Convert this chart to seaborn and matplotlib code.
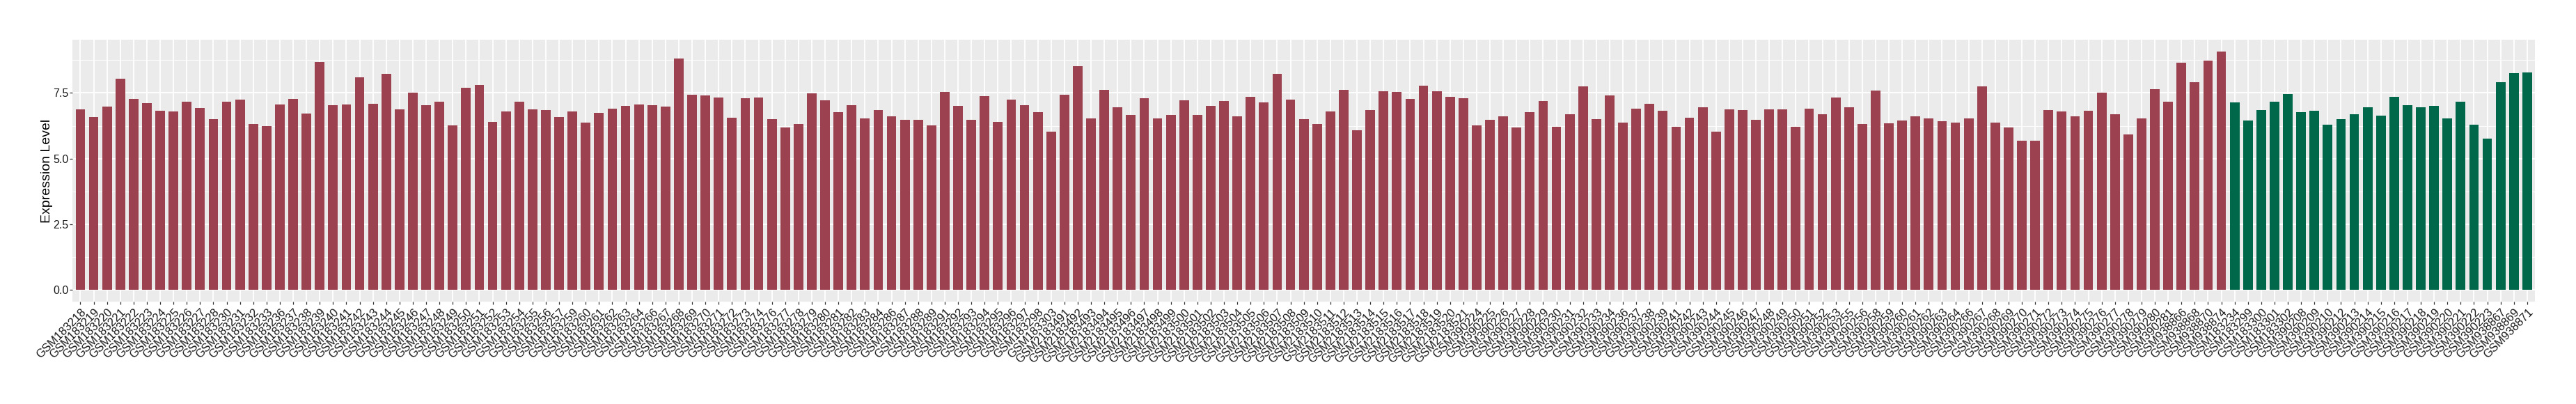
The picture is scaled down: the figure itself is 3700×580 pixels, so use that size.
import matplotlib
matplotlib.use("Agg")
import matplotlib.pyplot as plt
import matplotlib.transforms as mtransforms
from matplotlib.ticker import MultipleLocator, FormatStrFormatter
import numpy as np
import pandas as pd
import seaborn as sns

# ---------------- data ----------------
tumor_g1_ids = [183218, 183219, 183220, 183221, 183222, 183223, 183224, 183225, 183226, 183227,
                183228, 183230, 183231, 183232, 183233, 183236, 183237, 183238, 183239, 183240,
                183241, 183242, 183243, 183244, 183245, 183246, 183247, 183248, 183249, 183250,
                183251, 183252, 183253, 183254, 183255, 183256, 183257, 183259, 183260, 183261,
                183262, 183263, 183264, 183266, 183267, 183268, 183269, 183270, 183271, 183272,
                183273, 183274, 183276, 183277, 183278, 183279, 183280, 183281, 183282, 183283,
                183284, 183286, 183287, 183288, 183289, 183291, 183292, 183293, 183294, 183295,
                183296, 183297, 183298, 183303]
tumor_g1_vals = [6.88, 6.59, 6.98, 8.05, 7.27, 7.12, 6.82, 6.79, 7.17, 6.93,
                 6.51, 7.17, 7.24, 6.32, 6.24, 7.06, 7.27, 6.71, 8.68, 7.04,
                 7.06, 8.10, 7.09, 8.23, 6.88, 7.51, 7.04, 7.17, 6.26, 7.70,
                 7.80, 6.40, 6.79, 7.17, 6.88, 6.85, 6.59, 6.79, 6.37, 6.74,
                 6.90, 7.01, 7.06, 7.04, 6.98, 8.82, 7.43, 7.41, 7.33, 6.56,
                 7.30, 7.33, 6.51, 6.18, 6.32, 7.49, 7.23, 6.77, 7.04, 6.53,
                 6.85, 6.62, 6.48, 6.48, 6.26, 7.54, 7.01, 6.48, 7.38, 6.40,
                 7.24, 7.04, 6.77, 6.03]

tumor_g2_ids = list(range(2183491, 2183522))
tumor_g2_vals = [7.43, 8.52, 6.53, 7.62, 6.96, 6.67, 7.30, 6.53, 6.67, 7.23,
                 6.67, 7.01, 7.20, 6.62, 7.35, 7.15, 8.23, 7.24, 6.51, 6.32,
                 6.79, 7.62, 6.08, 6.85, 7.57, 7.54, 7.27, 7.78, 7.57, 7.35,
                 7.30]

tumor_g3_ids = [390224, 390225, 390226, 390227, 390228, 390229, 390230, 390231, 390232, 390233,
                390234, 390236, 390237, 390238, 390239, 390241, 390242, 390243, 390244, 390245,
                390246, 390247, 390248, 390249, 390250, 390251, 390252, 390253, 390255, 390256,
                390258, 390259, 390260, 390261, 390262, 390263, 390264, 390266, 390267, 390268,
                390269, 390270, 390271, 390272, 390273, 390274, 390275, 390276, 390277, 390278,
                390279, 390280, 390281]
tumor_g3_vals = [6.26, 6.48, 6.62, 6.18, 6.77, 7.20, 6.21, 6.70, 7.76, 6.51,
                 7.41, 6.37, 6.90, 7.09, 6.82, 6.21, 6.56, 6.96, 6.03, 6.88,
                 6.85, 6.48, 6.88, 6.88, 6.21, 6.90, 6.70, 7.33, 6.96, 6.32,
                 7.60, 6.34, 6.45, 6.62, 6.53, 6.43, 6.37, 6.53, 7.76, 6.37,
                 6.18, 5.68, 5.68, 6.85, 6.79, 6.62, 6.82, 7.51, 6.70, 5.92,
                 6.53, 7.65, 7.17]

tumor_g4_ids = [938866, 938868, 938870, 938874]
tumor_g4_vals = [8.66, 7.91, 8.74, 9.08]

normal_ids = [183234, 183299, 183300, 183301, 183302, 390208, 390209, 390210, 390212, 390213,
              390214, 390215, 390216, 390217, 390218, 390219, 390220, 390221, 390222, 390223,
              938867, 938869, 938871]
normal_vals = [7.15, 6.45, 6.85, 7.17, 7.46, 6.77, 6.82, 6.29, 6.51, 6.70,
               6.96, 6.64, 7.35, 7.04, 6.96, 7.01, 6.53, 7.17, 6.29, 5.76,
               7.91, 8.26, 8.29]

group_colors = {"Tumor": "#9B4150", "Normal": "#00684A"}
y_label = "Expression Level"

# ---------------- build frame ----------------
tumor_ids = tumor_g1_ids + tumor_g2_ids + tumor_g3_ids + tumor_g4_ids
tumor_vals = tumor_g1_vals + tumor_g2_vals + tumor_g3_vals + tumor_g4_vals
samples = ["GSM%d" % i for i in tumor_ids] + ["GSM%d" % i for i in normal_ids]
values = tumor_vals + normal_vals
groups = ["Tumor"] * len(tumor_ids) + ["Normal"] * len(normal_ids)
df = pd.DataFrame({"sample": samples, "value": values, "group": groups})

# ---------------- plot ----------------
sns.set_theme(style="darkgrid")
plt.rcParams["font.family"] = ["Liberation Sans", "DejaVu Sans"]

W, H = 3700, 580
n = len(samples)
pitch = 19.1
left_px, top_px, bottom_px = 104, 56.7, 433.3
width_px = (n + 0.2) * pitch
fig = plt.figure(figsize=(W / 100, H / 100), dpi=100)
ax = fig.add_axes([left_px / W, 1 - bottom_px / H, width_px / W, (bottom_px - top_px) / H])

sns.barplot(data=df, x="sample", y="value", hue="group", palette=group_colors,
            dodge=False, width=0.72, saturation=1, legend=False, ax=ax,
            order=samples, hue_order=["Tumor", "Normal"], linewidth=0, edgecolor="none")

ax.set_xlim(-0.6, n - 1 + 0.6)
ymax = max(values)
ax.set_ylim(-0.05 * ymax, 1.05 * ymax)

ax.set_facecolor("#EBEBEB")
ax.yaxis.set_major_locator(MultipleLocator(2.5))
ax.yaxis.set_minor_locator(MultipleLocator(1.25))
ax.yaxis.set_major_formatter(FormatStrFormatter("%.1f"))
ax.grid(which="major", color="white", linewidth=1.3)
ax.grid(which="minor", axis="y", color="white", linewidth=0.65)
ax.set_axisbelow(True)
for s in ax.spines.values():
    s.set_visible(False)

ax.tick_params(axis="both", which="major", length=2.75, width=0.9, color="#333333",
               labelsize=12, labelcolor="#1a1a1a", pad=1.3, bottom=True, left=True)
ax.tick_params(axis="y", which="major", labelsize=11.5)
ax.tick_params(axis="y", which="minor", length=0, left=False)

ax.set_xlabel("")
ax.set_ylabel(y_label, fontsize=14, color="black", va="center")
ax.yaxis.set_label_coords((67 - left_px) / width_px, 0.5)

offset = mtransforms.ScaledTranslation(0.5 / 100, -1.5 / 100, fig.dpi_scale_trans)
for lab in ax.get_xticklabels():
    lab.set_rotation(45)
    lab.set_ha("right")
    lab.set_va("top")
    lab.set_rotation_mode("anchor")
    lab.set_transform(lab.get_transform() + offset)

fig.savefig("out.png", dpi=100, facecolor="white")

◆ ◆ ◆ ◆ ◆ ◆ ◆

> [YOUR TASK]:
Set the data above down again exactly as given, with no pictures.

> [ANSWER FOR THE TASK]:
Convert this chart to seaborn and matplotlib code.
The picture is scaled down: the figure itself is 3700×580 pixels, so use that size.
import matplotlib
matplotlib.use("Agg")
import matplotlib.pyplot as plt
import matplotlib.transforms as mtransforms
from matplotlib.ticker import MultipleLocator, FormatStrFormatter
import numpy as np
import pandas as pd
import seaborn as sns

# ---------------- data ----------------
tumor_g1_ids = [183218, 183219, 183220, 183221, 183222, 183223, 183224, 183225, 183226, 183227,
                183228, 183230, 183231, 183232, 183233, 183236, 183237, 183238, 183239, 183240,
                183241, 183242, 183243, 183244, 183245, 183246, 183247, 183248, 183249, 183250,
                183251, 183252, 183253, 183254, 183255, 183256, 183257, 183259, 183260, 183261,
                183262, 183263, 183264, 183266, 183267, 183268, 183269, 183270, 183271, 183272,
                183273, 183274, 183276, 183277, 183278, 183279, 183280, 183281, 183282, 183283,
                183284, 183286, 183287, 183288, 183289, 183291, 183292, 183293, 183294, 183295,
                183296, 183297, 183298, 183303]
tumor_g1_vals = [6.88, 6.59, 6.98, 8.05, 7.27, 7.12, 6.82, 6.79, 7.17, 6.93,
                 6.51, 7.17, 7.24, 6.32, 6.24, 7.06, 7.27, 6.71, 8.68, 7.04,
                 7.06, 8.10, 7.09, 8.23, 6.88, 7.51, 7.04, 7.17, 6.26, 7.70,
                 7.80, 6.40, 6.79, 7.17, 6.88, 6.85, 6.59, 6.79, 6.37, 6.74,
                 6.90, 7.01, 7.06, 7.04, 6.98, 8.82, 7.43, 7.41, 7.33, 6.56,
                 7.30, 7.33, 6.51, 6.18, 6.32, 7.49, 7.23, 6.77, 7.04, 6.53,
                 6.85, 6.62, 6.48, 6.48, 6.26, 7.54, 7.01, 6.48, 7.38, 6.40,
                 7.24, 7.04, 6.77, 6.03]

tumor_g2_ids = list(range(2183491, 2183522))
tumor_g2_vals = [7.43, 8.52, 6.53, 7.62, 6.96, 6.67, 7.30, 6.53, 6.67, 7.23,
                 6.67, 7.01, 7.20, 6.62, 7.35, 7.15, 8.23, 7.24, 6.51, 6.32,
                 6.79, 7.62, 6.08, 6.85, 7.57, 7.54, 7.27, 7.78, 7.57, 7.35,
                 7.30]

tumor_g3_ids = [390224, 390225, 390226, 390227, 390228, 390229, 390230, 390231, 390232, 390233,
                390234, 390236, 390237, 390238, 390239, 390241, 390242, 390243, 390244, 390245,
                390246, 390247, 390248, 390249, 390250, 390251, 390252, 390253, 390255, 390256,
                390258, 390259, 390260, 390261, 390262, 390263, 390264, 390266, 390267, 390268,
                390269, 390270, 390271, 390272, 390273, 390274, 390275, 390276, 390277, 390278,
                390279, 390280, 390281]
tumor_g3_vals = [6.26, 6.48, 6.62, 6.18, 6.77, 7.20, 6.21, 6.70, 7.76, 6.51,
                 7.41, 6.37, 6.90, 7.09, 6.82, 6.21, 6.56, 6.96, 6.03, 6.88,
                 6.85, 6.48, 6.88, 6.88, 6.21, 6.90, 6.70, 7.33, 6.96, 6.32,
                 7.60, 6.34, 6.45, 6.62, 6.53, 6.43, 6.37, 6.53, 7.76, 6.37,
                 6.18, 5.68, 5.68, 6.85, 6.79, 6.62, 6.82, 7.51, 6.70, 5.92,
                 6.53, 7.65, 7.17]

tumor_g4_ids = [938866, 938868, 938870, 938874]
tumor_g4_vals = [8.66, 7.91, 8.74, 9.08]

normal_ids = [183234, 183299, 183300, 183301, 183302, 390208, 390209, 390210, 390212, 390213,
              390214, 390215, 390216, 390217, 390218, 390219, 390220, 390221, 390222, 390223,
              938867, 938869, 938871]
normal_vals = [7.15, 6.45, 6.85, 7.17, 7.46, 6.77, 6.82, 6.29, 6.51, 6.70,
               6.96, 6.64, 7.35, 7.04, 6.96, 7.01, 6.53, 7.17, 6.29, 5.76,
               7.91, 8.26, 8.29]

group_colors = {"Tumor": "#9B4150", "Normal": "#00684A"}
y_label = "Expression Level"

# ---------------- build frame ----------------
tumor_ids = tumor_g1_ids + tumor_g2_ids + tumor_g3_ids + tumor_g4_ids
tumor_vals = tumor_g1_vals + tumor_g2_vals + tumor_g3_vals + tumor_g4_vals
samples = ["GSM%d" % i for i in tumor_ids] + ["GSM%d" % i for i in normal_ids]
values = tumor_vals + normal_vals
groups = ["Tumor"] * len(tumor_ids) + ["Normal"] * len(normal_ids)
df = pd.DataFrame({"sample": samples, "value": values, "group": groups})

# ---------------- plot ----------------
sns.set_theme(style="darkgrid")
plt.rcParams["font.family"] = ["Liberation Sans", "DejaVu Sans"]

W, H = 3700, 580
n = len(samples)
pitch = 19.1
left_px, top_px, bottom_px = 104, 56.7, 433.3
width_px = (n + 0.2) * pitch
fig = plt.figure(figsize=(W / 100, H / 100), dpi=100)
ax = fig.add_axes([left_px / W, 1 - bottom_px / H, width_px / W, (bottom_px - top_px) / H])

sns.barplot(data=df, x="sample", y="value", hue="group", palette=group_colors,
            dodge=False, width=0.72, saturation=1, legend=False, ax=ax,
            order=samples, hue_order=["Tumor", "Normal"], linewidth=0, edgecolor="none")

ax.set_xlim(-0.6, n - 1 + 0.6)
ymax = max(values)
ax.set_ylim(-0.05 * ymax, 1.05 * ymax)

ax.set_facecolor("#EBEBEB")
ax.yaxis.set_major_locator(MultipleLocator(2.5))
ax.yaxis.set_minor_locator(MultipleLocator(1.25))
ax.yaxis.set_major_formatter(FormatStrFormatter("%.1f"))
ax.grid(which="major", color="white", linewidth=1.3)
ax.grid(which="minor", axis="y", color="white", linewidth=0.65)
ax.set_axisbelow(True)
for s in ax.spines.values():
    s.set_visible(False)

ax.tick_params(axis="both", which="major", length=2.75, width=0.9, color="#333333",
               labelsize=12, labelcolor="#1a1a1a", pad=1.3, bottom=True, left=True)
ax.tick_params(axis="y", which="major", labelsize=11.5)
ax.tick_params(axis="y", which="minor", length=0, left=False)

ax.set_xlabel("")
ax.set_ylabel(y_label, fontsize=14, color="black", va="center")
ax.yaxis.set_label_coords((67 - left_px) / width_px, 0.5)

offset = mtransforms.ScaledTranslation(0.5 / 100, -1.5 / 100, fig.dpi_scale_trans)
for lab in ax.get_xticklabels():
    lab.set_rotation(45)
    lab.set_ha("right")
    lab.set_va("top")
    lab.set_rotation_mode("anchor")
    lab.set_transform(lab.get_transform() + offset)

fig.savefig("out.png", dpi=100, facecolor="white")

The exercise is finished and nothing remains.